So, a while ago, one of the other writers here wrote a small tutorial on
parsing simple CSV files inC#. It mostly just
showed off the string
split
method, and only worked on really simple
CSV files - no quoted fields, etc. Well, we got a comment asking about
that, so today I sat down thinking I would write up a more robust
parser. I thought to myself, am I suffering from NIH (not invented here)
syndrome? Do I really need to write a full CSV parser?

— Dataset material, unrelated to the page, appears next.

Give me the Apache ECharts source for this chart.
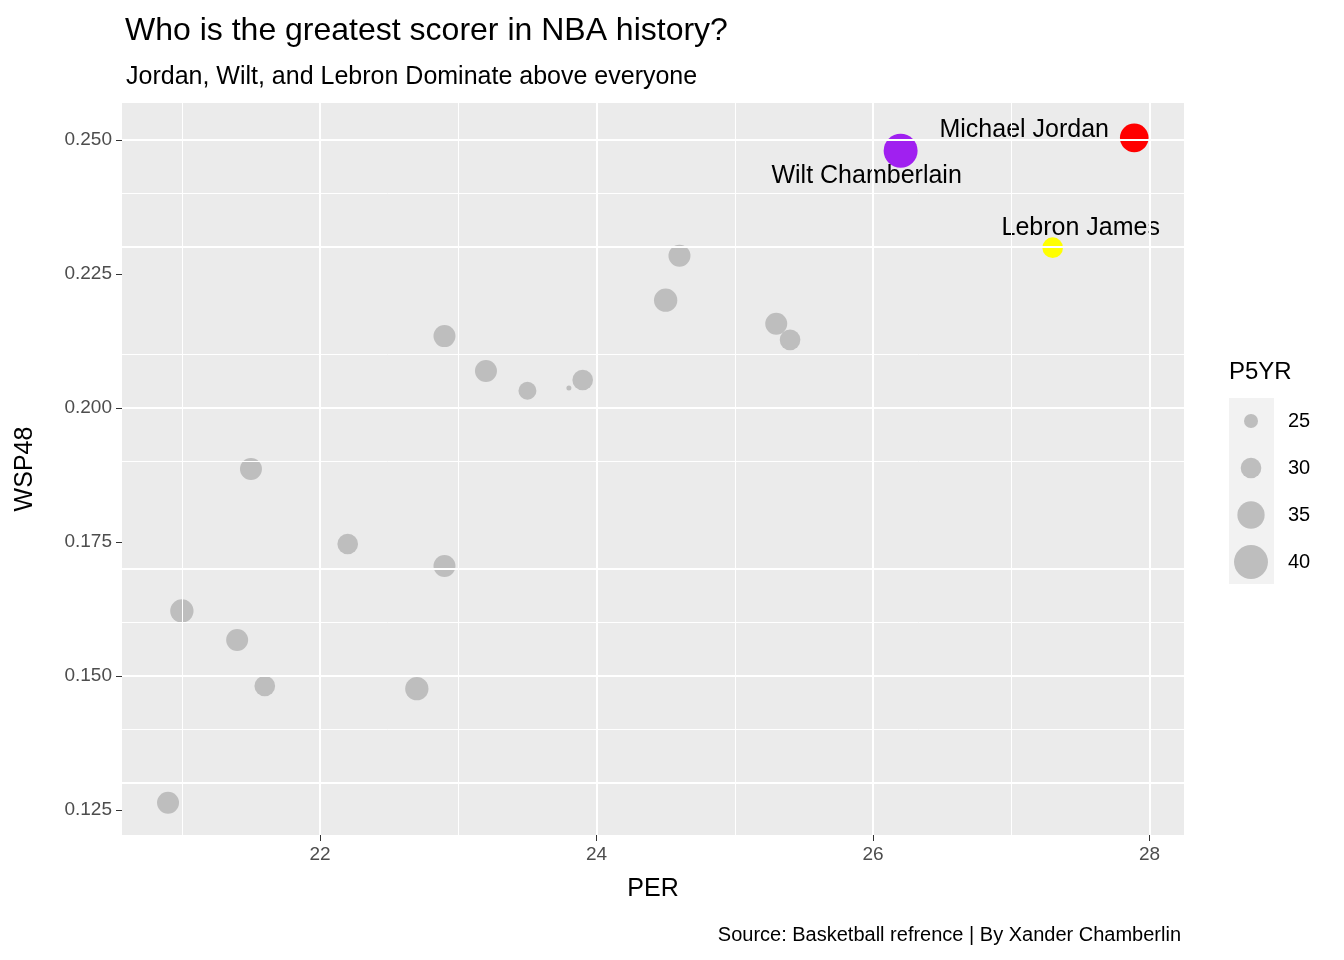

And, as you might expect, the answer is no. Not only did I not need to
write a parser, I found that there is one that is built into OLEDB
subsystem of Windows! And it actually takes fewer lines of code to use
this built in parser than it does to do the simple string split
algorithm that was in the previous tutorial (and it feels a lot nicer
too). I was originally planning on this being a decently long tutorial,
when I thought I would write my own parser - but you are actually in for
a really short and simple one today. Less for me to write, less for you
to read, and more functionality to boot!
So, without further ado, I think we can jump straight into the code:
using System;
using System.Data;
using System.IO; //not used by default
using System.Data.OleDb; //not used by default
namespace CSVParserExample
{
class CSVParser
{
public static DataTable ParseCSV(string path)
{
if (!File.Exists(path))
return null;
string full = Path.GetFullPath(path);
string file = Path.GetFileName(full);
string dir = Path.GetDirectoryName(full);
//create the "database" connection string
string connString = "Provider=Microsoft.Jet.OLEDB.4.0;"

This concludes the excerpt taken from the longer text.